## Problem description
Without the pictures, retype exactly the lines from the top of the entries below through the line that contains "arc[start angle=#1-6, end".

## Entries shown

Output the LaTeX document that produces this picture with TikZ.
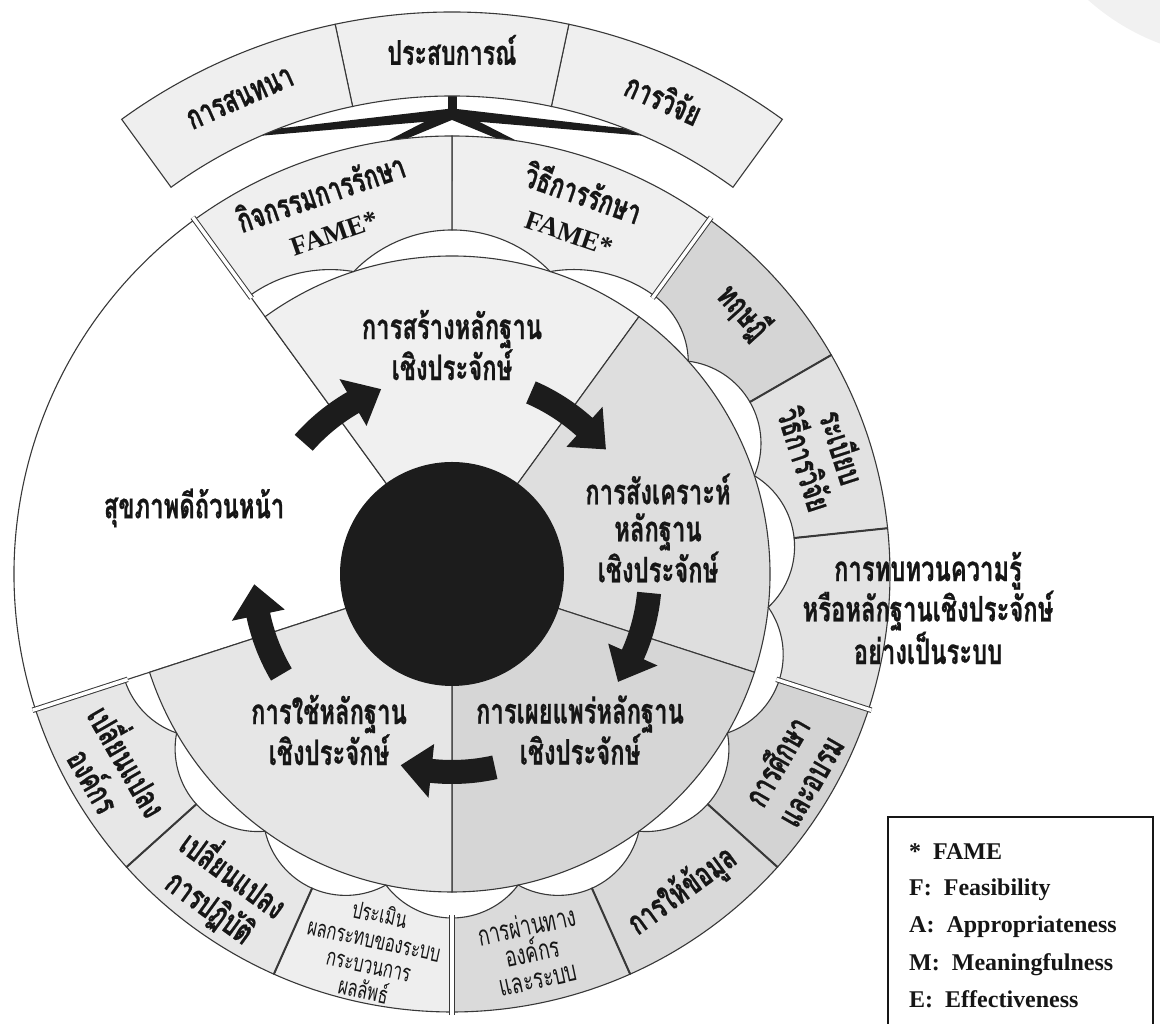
\documentclass[tikz,border=0pt]{standalone}
\usepackage{fontspec}
\setmainfont{Liberation Serif}
\newfontfamily\thaifont[Script=Thai, FakeStretch=0.68, BoldFeatures={FakeBold=0.6}]{Loma}
\usetikzlibrary{calc}

\definecolor{lc}{HTML}{383838}
\definecolor{ink}{HTML}{161616}
\definecolor{hub}{HTML}{1C1C1C}
\definecolor{corner}{HTML}{F1F1F1}
\definecolor{secA}{HTML}{F0F0F0}
\definecolor{secB}{HTML}{DEDEDE}
\definecolor{secC}{HTML}{D6D6D6}
\definecolor{secD}{HTML}{E6E6E6}
\definecolor{boxTop}{HTML}{EFEFEF}
\definecolor{boxTheory}{HTML}{D5D5D5}
\definecolor{boxMethod}{HTML}{E2E2E2}
\definecolor{boxReview}{HTML}{E3E3E3}
\definecolor{boxEduc}{HTML}{D3D3D3}
\definecolor{boxInfo}{HTML}{D9D9D9}
\definecolor{boxSys}{HTML}{DADADA}
\definecolor{boxEval}{HTML}{EEEEEE}
\definecolor{boxChange}{HTML}{E7E7E7}

% outer ring cell: #1 start angle, #2 end angle, #3 scallop radius,
% #4 scallop sweep, #5 fill colour
\newcommand\ringcell[5]{%
  \draw[rim, fill=#5] (#1:344)
    arc[start angle=#1, end angle=#1+#4, radius=#3pt]
    arc[start angle=#2-#4, end angle=#2, radius=#3pt]
    -- (#2:438) arc[start angle=#2, end angle=#1, radius=438pt] -- cycle;}

% curved clockwise arrow crossing the boundary at angle #1
\newcommand\cycarrow[1]{%
  \fill[arrowfill] (#1+12.5:210)
    arc[start angle=#1+12.5, end angle=#1-6, radius=210pt]
    -- (#1-6:225) -- (#1-15:198) -- (#1-6:171) -- (#1-6:186)
    arc[start angle=#1-6, end angle=#1+12.5, radius=186pt] -- cycle;}

% tapered bar from #1 to #2
\newcommand\taperbar[2]{%
  \fill[hub] ($(#1)!5.5pt!90:(#2)$) -- ($(#2)!2.5pt!-90:(#1)$)
    -- ($(#2)!2.5pt!90:(#1)$) -- ($(#1)!5.5pt!-90:(#2)$) -- cycle;}

\begin{document}
\begin{tikzpicture}[x=1pt, y=1pt,
  rim/.style={draw=lc, line width=1.1},
  divider/.style={draw=lc, line width=2},
  gapline/.style={draw=lc, line width=1, double=white, double distance=3.5pt},
  arrowfill/.style={fill=hub},
  mainlab/.style={font=\thaifont\bfseries\fontsize{35}{37}\selectfont,
    align=center, text=ink, inner sep=0},
  boxlab/.style={font=\thaifont\bfseries\fontsize{34}{39}\selectfont,
    align=center, text=ink, inner sep=0},
  smalllab/.style={font=\thaifont\fontsize{24}{26}\selectfont,
    align=center, text=ink, inner sep=0},
  keytext/.style={font=\bfseries\fontsize{24}{30}\selectfont,
    anchor=base west, text=ink, inner sep=0},
]
\useasboundingbox (0,0) rectangle (1160,1024);
\fill[corner] (1240,1194) circle[radius=228pt];

\begin{scope}[shift={(452,450)}]
  % connector joining the three sources to the two FAME cells
  \coordinate (J) at (90:460);
  \coordinate (stemtop) at (90:486);
  \coordinate (armL) at (114:482);
  \coordinate (armR) at (66:482);
  \coordinate (legL) at (99:434);
  \coordinate (legR) at (81:434);
  \taperbar{J}{armL}
  \taperbar{J}{armR}
  \taperbar{J}{legL}
  \taperbar{J}{legR}
  \fill[hub] ($(J)+(-4.5,0)$) rectangle ($(stemtop)+(4.5,0)$);

  % sector of global health
  \draw[rim, fill=white] (0,0) -- (126:438)
    arc[start angle=126, end angle=198, radius=438pt] -- cycle;

  % four inner sectors
  \draw[rim, fill=secA] (0,0) -- (54:318)
    arc[start angle=54, end angle=126, radius=318pt] -- cycle;
  \draw[rim, fill=secB] (0,0) -- (-18:318)
    arc[start angle=-18, end angle=54, radius=318pt] -- cycle;
  \draw[rim, fill=secC] (0,0) -- (-90:318)
    arc[start angle=-90, end angle=-18, radius=318pt] -- cycle;
  \draw[rim, fill=secD] (0,0) -- (198:318)
    arc[start angle=198, end angle=270, radius=318pt] -- cycle;

  % outer ring cells
  \ringcell{54}{90}{136.9}{45.9}{boxTop}
  \ringcell{90}{126}{136.9}{45.9}{boxTop}
  \ringcell{30}{54}{82.8}{53}{boxTheory}
  \ringcell{6}{30}{82.8}{53}{boxMethod}
  \ringcell{-18}{6}{82.8}{53}{boxReview}
  \ringcell{-42}{-18}{82.8}{53}{boxEduc}
  \ringcell{-66}{-42}{82.8}{53}{boxInfo}
  \ringcell{-90}{-66}{82.8}{53}{boxSys}
  \ringcell{246}{270}{82.8}{53}{boxEval}
  \ringcell{222}{246}{82.8}{53}{boxChange}
  \ringcell{198}{222}{82.8}{53}{boxChange}

  % three sources at the top
  \foreach \a/\b in {54/78, 78/102, 102/126}{
    \draw[rim, fill=boxTop] (\a:478) -- (\a:562)
      arc[start angle=\a, end angle=\b, radius=562pt] -- (\b:478)
      arc[start angle=\b, end angle=\a, radius=478pt] -- cycle;
  }

  % dividers inside each group and gaps between groups
  \foreach \a in {30, 6, -42, -66, 222, 246}{
    \draw[divider] (\a:344) -- (\a:438);
  }
  \foreach \a in {54, -18, -90, 198, 126}{
    \draw[gapline] (\a:341) -- (\a:441);
  }

  % hub
  \fill[hub] (0,0) circle[radius=112pt];

  % cycle arrows
  \foreach \b in {126, 54, -18, -90, 198}{
    \cycarrow{\b}
  }

  % sector labels
  \node[mainlab] (build) at (0,229) {การสร้างหลักฐาน\\เชิงประจักษ์};
  \node[mainlab] (synth) at (206,46) {การสังเคราะห์\\หลักฐาน\\เชิงประจักษ์};
  \node[mainlab] (transfer) at (128,-156) {การเผยแพร่หลักฐาน\\เชิงประจักษ์};
  \node[mainlab] (utilise) at (-123,-156) {การใช้หลักฐาน\\เชิงประจักษ์};
  \node[mainlab] (health) at (-258,66) {สุขภาพดีถ้วนหน้า};

  % source labels
  \node[boxlab, rotate=24] (discourse) at (114:521) {การสนทนา};
  \node[boxlab] (experience) at (90:524) {ประสบการณ์};
  \node[boxlab, rotate=-24] (research) at (66:521) {การวิจัย};

  % ring labels
  \node[boxlab, rotate=19] (fameact) at (109:385) {กิจกรรมการรักษา\\{\fontsize{27}{30}\rmfamily\bfseries FAME*}};
  \node[boxlab, rotate=-19] (famemeth) at (71:385) {วิธีการรักษา\\{\fontsize{27}{30}\rmfamily\bfseries FAME*}};
  \node[boxlab, rotate=-48] (theory) at (42:392) {ทฤษฎี};
  \node[boxlab, rotate=-72] (method) at (18:392) {ระเบียบ\\วิธีการวิจัย};
  \node[boxlab, font=\thaifont\bfseries\fontsize{35}{37}\selectfont] (review) at (476,-34) {การทบทวนความรู้\\หรือหลักฐานเชิงประจักษ์\\อย่างเป็นระบบ};
  \node[boxlab, rotate=60] (educ) at (-30:393) {การศึกษา\\และอบรม};
  \node[boxlab, rotate=36] (info) at (-54:392) {การให้ข้อมูล};
  \node[smalllab, rotate=12, font=\thaifont\fontsize{28}{27}\selectfont] (systems) at (-78:386) {การผ่านทาง\\องค์กร\\และระบบ};
  \node[smalllab, rotate=-12] (evalu) at (258:386) {ประเมิน\\ผลกระทบของระบบ\\กระบวนการ\\ผลลัพธ์};
  \node[boxlab, rotate=-36] (practice) at (234:390) {เปลี่ยนแปลง\\การปฏิบัติ};
  \node[boxlab, rotate=-60] (org) at (210:390) {เปลี่ยนแปลง\\องค์กร};
\end{scope}

% key to FAME
\draw[draw=ink, line width=1.6] (888,-5) -- (888,207) -- (1153,207) -- (1153,-5);
\node[keytext] (k0) at (909,164) {*\ \ FAME};
\node[keytext] (k1) at (909,128) {F:\ \ Feasibility};
\node[keytext] (k2) at (909,91) {A:\ \ Appropriateness};
\node[keytext] (k3) at (909,53) {M:\ \ Meaningfulness};
\node[keytext] (k4) at (909,16) {E:\ \ Effectiveness};
\end{tikzpicture}
\end{document}
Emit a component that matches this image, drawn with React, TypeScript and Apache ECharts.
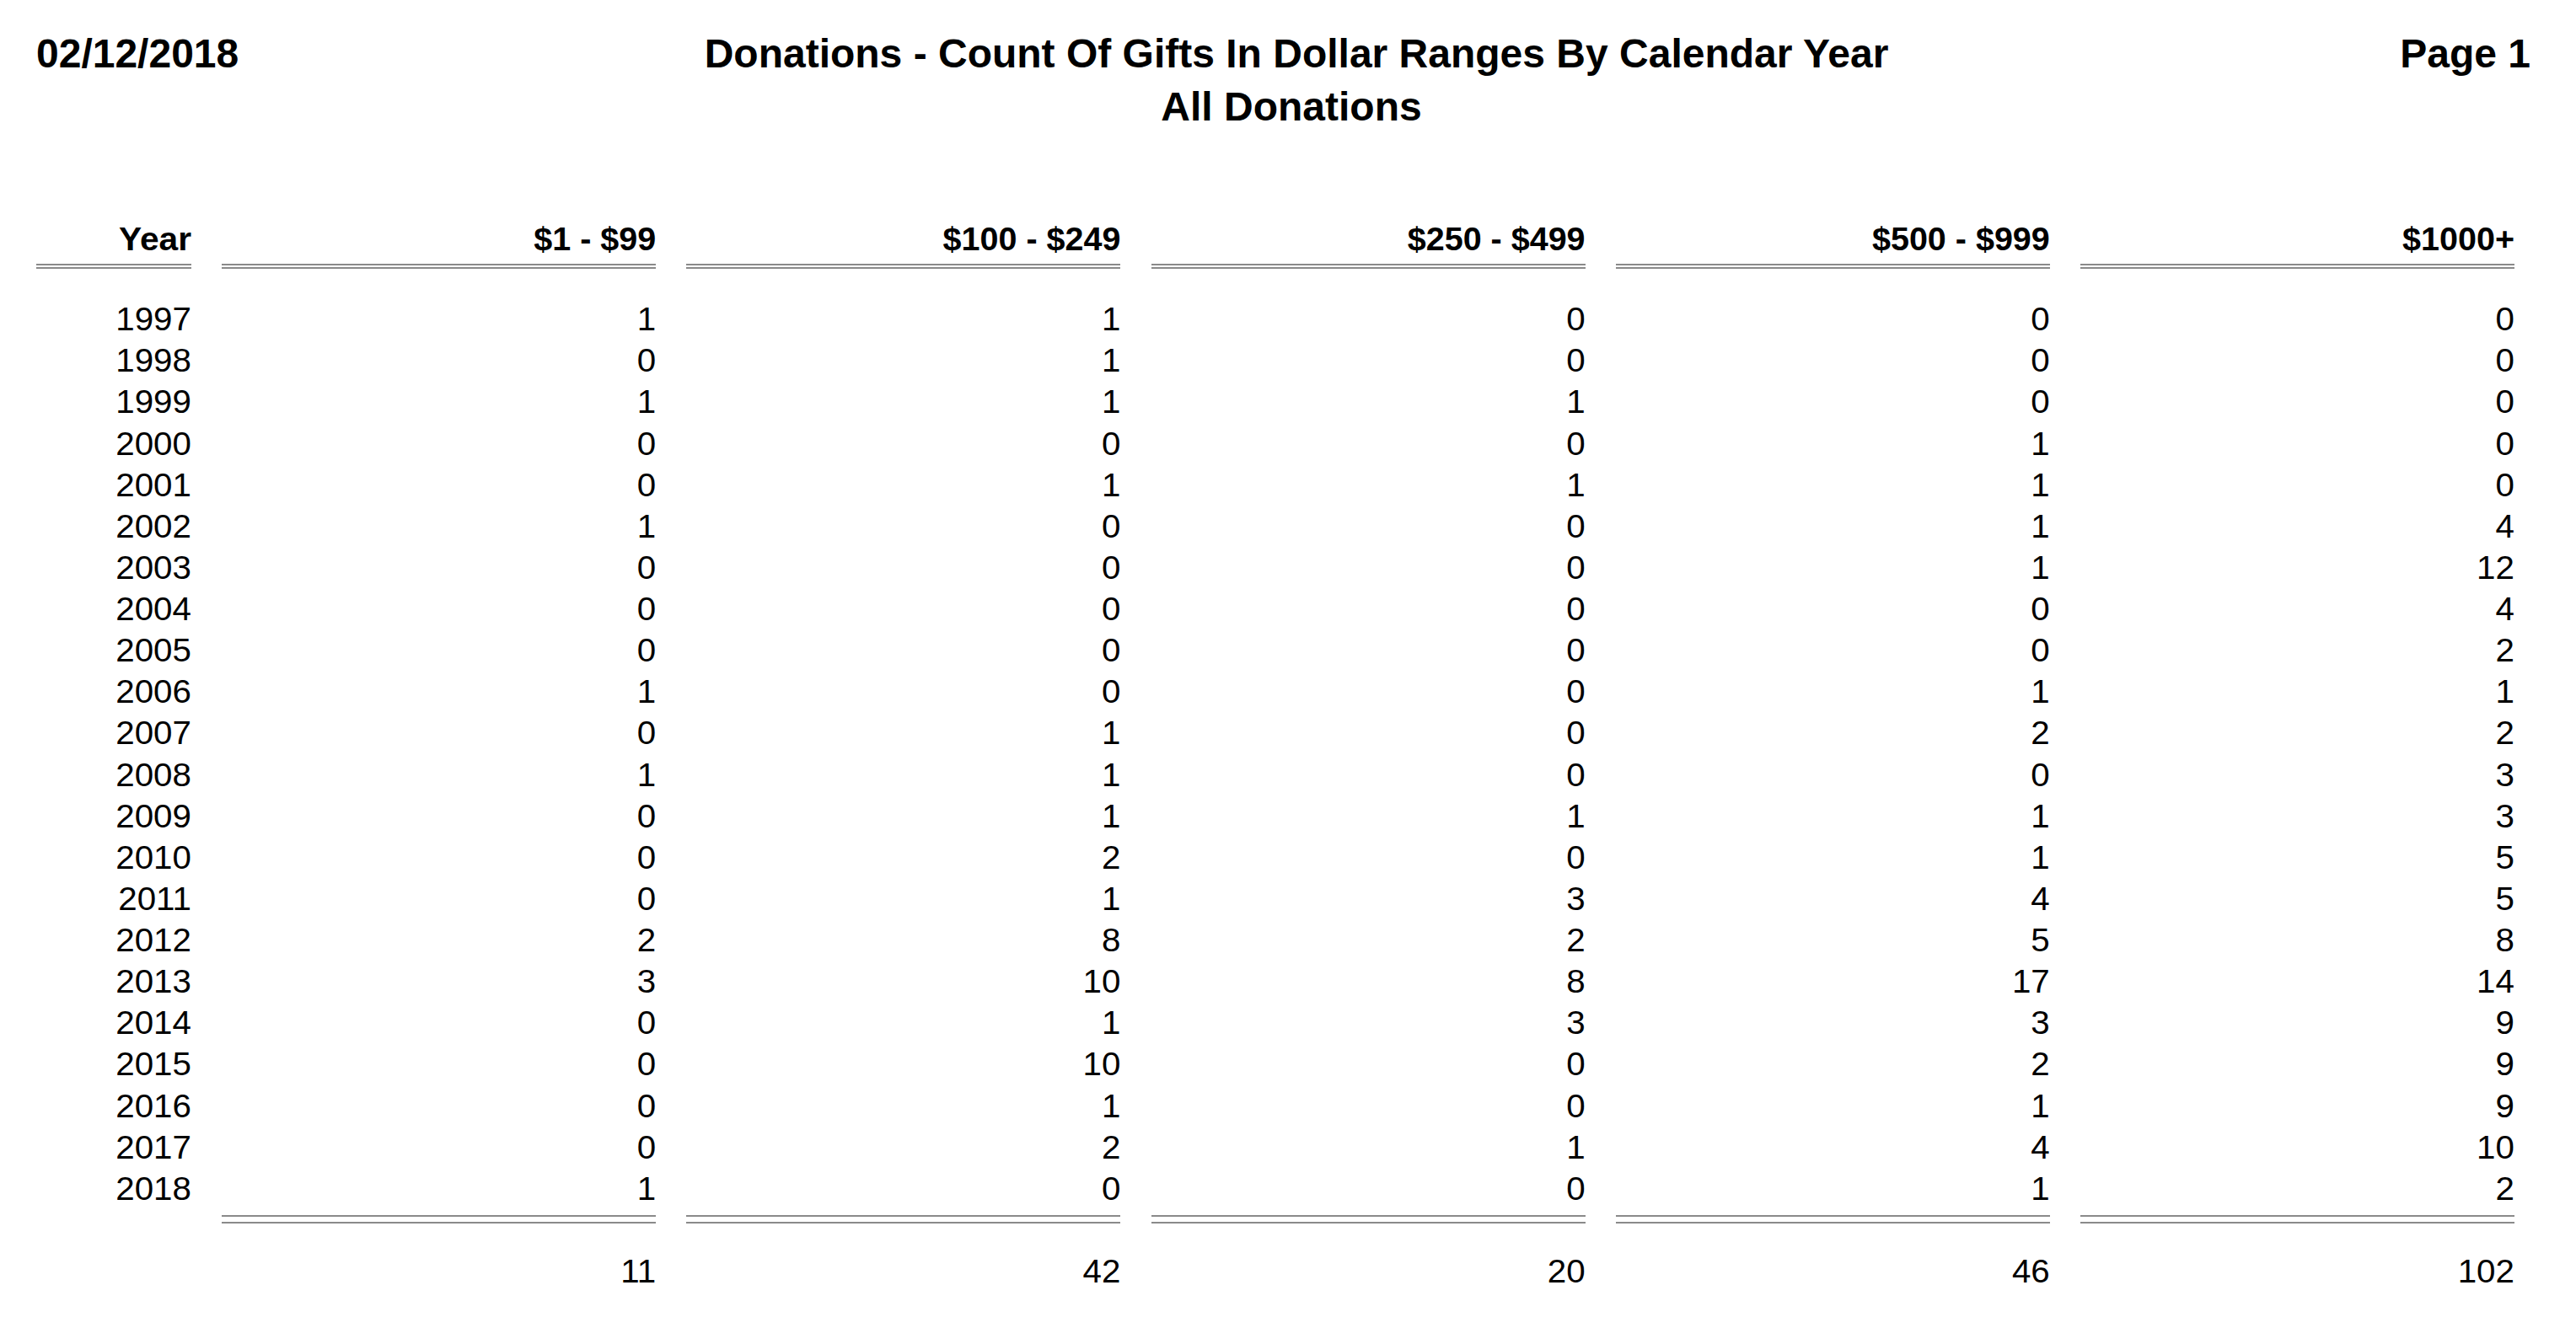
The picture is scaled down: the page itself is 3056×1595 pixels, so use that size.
import React, { useEffect, useRef } from "react";
import * as echarts from "echarts";

const reportDate = "02/12/2018";
const reportTitle = "Donations - Count Of Gifts In Dollar Ranges By Calendar Year";
const reportSubtitle = "All Donations";
const pageLabel = "Page 1";
const yearHeader = "Year";

const years = [
  "1997", "1998", "1999", "2000", "2001", "2002", "2003", "2004", "2005", "2006", "2007",
  "2008", "2009", "2010", "2011", "2012", "2013", "2014", "2015", "2016", "2017", "2018",
];
const ranges = ["$1 - $99", "$100 - $249", "$250 - $499", "$500 - $999", "$1000+"];

const gifts1to99 = [1, 0, 1, 0, 0, 1, 0, 0, 0, 1, 0, 1, 0, 0, 0, 2, 3, 0, 0, 0, 0, 1];
const gifts100to249 = [1, 1, 1, 0, 1, 0, 0, 0, 0, 0, 1, 1, 1, 2, 1, 8, 10, 1, 10, 1, 2, 0];
const gifts250to499 = [0, 0, 1, 0, 1, 0, 0, 0, 0, 0, 0, 0, 1, 0, 3, 2, 8, 3, 0, 0, 1, 0];
const gifts500to999 = [0, 0, 0, 1, 1, 1, 1, 0, 0, 1, 2, 0, 1, 1, 4, 5, 17, 3, 2, 1, 4, 1];
const gifts1000plus = [0, 0, 0, 0, 0, 4, 12, 4, 2, 1, 2, 3, 3, 5, 5, 8, 14, 9, 9, 9, 10, 2];
const totals = [11, 42, 20, 46, 102];

const FONT = '"Liberation Sans", Arial, Helvetica, sans-serif';

type Cell = { col: number; row: number; text: string; bold: boolean; size: number; sx: number };

const HEADER_ROW = -1.95;
const TOTAL_ROW = 23;
const HEADER_RULE_ROW = -1.272;
const TOTAL_RULE_ROW = 21.753;

export default function App() {
  const ref = useRef<HTMLDivElement>(null);

  useEffect(() => {
    if (!ref.current) return;
    const chart = echarts.init(ref.current, undefined, { renderer: "svg" });

    const columns = [gifts1to99, gifts100to249, gifts250to499, gifts500to999, gifts1000plus];
    const cells: Cell[] = [];
    cells.push({ col: 0, row: HEADER_ROW, text: yearHeader, bold: true, size: 39.5, sx: 1.03 });
    ranges.forEach((r, i) =>
      cells.push({ col: i + 1, row: HEADER_ROW, text: r, bold: true, size: 39.5, sx: 1 })
    );
    years.forEach((y, ri) => {
      cells.push({ col: 0, row: ri, text: y, bold: false, size: 39, sx: 1.035 });
      columns.forEach((vals, ci) =>
        cells.push({ col: ci + 1, row: ri, text: String(vals[ri]), bold: false, size: 39, sx: 1.035 })
      );
    });
    totals.forEach((t, ci) =>
      cells.push({ col: ci + 1, row: TOTAL_ROW, text: String(t), bold: false, size: 39, sx: 1.035 })
    );

    type Rule = { col: number; row: number; gap: number };
    const rules: Rule[] = [];
    for (let c = 0; c <= ranges.length; c++) rules.push({ col: c, row: HEADER_RULE_ROW, gap: 4 });
    for (let c = 1; c <= ranges.length; c++) rules.push({ col: c, row: TOTAL_RULE_ROW, gap: 8 });

    const option: any = {
      animation: false,
      backgroundColor: "#ffffff",
      grid: { left: 227, right: 73, top: 280.26, bottom: 86.74 },
      xAxis: { type: "value", min: 0, max: ranges.length, show: false },
      yAxis: { type: "value", min: -2, max: 23, inverse: true, show: false },
      graphic: [
        {
          type: "text",
          x: 43,
          y: 63.4,
          style: { text: reportDate, font: `bold 48px ${FONT}`, fill: "#000", align: "left", verticalAlign: "middle" },
        },
        {
          type: "text",
          x: 1538,
          y: 63.4,
          style: { text: reportTitle, font: `bold 48px ${FONT}`, fill: "#000", align: "center", verticalAlign: "middle" },
        },
        {
          type: "text",
          x: 1532,
          y: 126.4,
          style: { text: reportSubtitle, font: `bold 48px ${FONT}`, fill: "#000", align: "center", verticalAlign: "middle" },
        },
        {
          type: "text",
          x: 3002,
          y: 63.4,
          style: { text: pageLabel, font: `bold 48px ${FONT}`, fill: "#000", align: "right", verticalAlign: "middle" },
        },
      ],
      series: [
        {
          type: "custom",
          name: "rules",
          clip: false,
          silent: true,
          data: rules.map((r) => [r.col, r.row]),
          renderItem: (params: any, api: any) => {
            const r = rules[params.dataIndex];
            const p = api.coord([api.value(0), api.value(1)]);
            const right = Math.round(p[0]);
            const left = r.col === 0 ? 43 : right - 515;
            const yTop = Math.round(p[1] - r.gap / 2) - 1;
            const yBot = Math.round(p[1] + r.gap / 2) - 1;
            return {
              type: "group",
              children: [
                { type: "rect", shape: { x: left, y: yTop, width: right - left, height: 2 }, style: { fill: "#8a8a8a" } },
                { type: "rect", shape: { x: left, y: yBot, width: right - left, height: 2 }, style: { fill: "#8a8a8a" } },
              ],
            };
          },
        },
        {
          type: "custom",
          name: "cells",
          clip: false,
          silent: true,
          data: cells.map((c) => [c.col, c.row]),
          renderItem: (params: any, api: any) => {
            const c = cells[params.dataIndex];
            const p = api.coord([api.value(0), api.value(1)]);
            return {
              type: "text",
              x: p[0],
              y: p[1],
              scaleX: c.sx,
              scaleY: 1,
              style: {
                text: c.text,
                font: `${c.bold ? "bold " : ""}${c.size}px ${FONT}`,
                fill: "#000",
                align: "right",
                verticalAlign: "middle",
              },
            };
          },
        },
      ],
    };

    chart.setOption(option);
    return () => chart.dispose();
  }, []);

  return (
    <div
      ref={ref}
      style={{ position: "fixed", left: 0, top: 0, width: 3056, height: 1595, background: "#fff" }}
    />
  );
}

## Output of the task
Output the LaTeX document that produces this picture with TikZ.
\documentclass[tikz,border=0pt]{standalone}
\usepackage{fontspec}
\setmainfont{Liberation Serif}
\newfontfamily\thaifont[Script=Thai, FakeStretch=0.68, BoldFeatures={FakeBold=0.6}]{Loma}
\usetikzlibrary{calc}

\definecolor{lc}{HTML}{383838}
\definecolor{ink}{HTML}{161616}
\definecolor{hub}{HTML}{1C1C1C}
\definecolor{corner}{HTML}{F1F1F1}
\definecolor{secA}{HTML}{F0F0F0}
\definecolor{secB}{HTML}{DEDEDE}
\definecolor{secC}{HTML}{D6D6D6}
\definecolor{secD}{HTML}{E6E6E6}
\definecolor{boxTop}{HTML}{EFEFEF}
\definecolor{boxTheory}{HTML}{D5D5D5}
\definecolor{boxMethod}{HTML}{E2E2E2}
\definecolor{boxReview}{HTML}{E3E3E3}
\definecolor{boxEduc}{HTML}{D3D3D3}
\definecolor{boxInfo}{HTML}{D9D9D9}
\definecolor{boxSys}{HTML}{DADADA}
\definecolor{boxEval}{HTML}{EEEEEE}
\definecolor{boxChange}{HTML}{E7E7E7}

% outer ring cell: #1 start angle, #2 end angle, #3 scallop radius,
% #4 scallop sweep, #5 fill colour
\newcommand\ringcell[5]{%
  \draw[rim, fill=#5] (#1:344)
    arc[start angle=#1, end angle=#1+#4, radius=#3pt]
    arc[start angle=#2-#4, end angle=#2, radius=#3pt]
    -- (#2:438) arc[start angle=#2, end angle=#1, radius=438pt] -- cycle;}

% curved clockwise arrow crossing the boundary at angle #1
\newcommand\cycarrow[1]{%
  \fill[arrowfill] (#1+12.5:210)
    arc[start angle=#1+12.5, end angle=#1-6, radius=210pt]
    -- (#1-6:225) -- (#1-15:198) -- (#1-6:171) -- (#1-6:186)
    arc[start angle=#1-6, end angle=#1+12.5, radius=186pt] -- cycle;}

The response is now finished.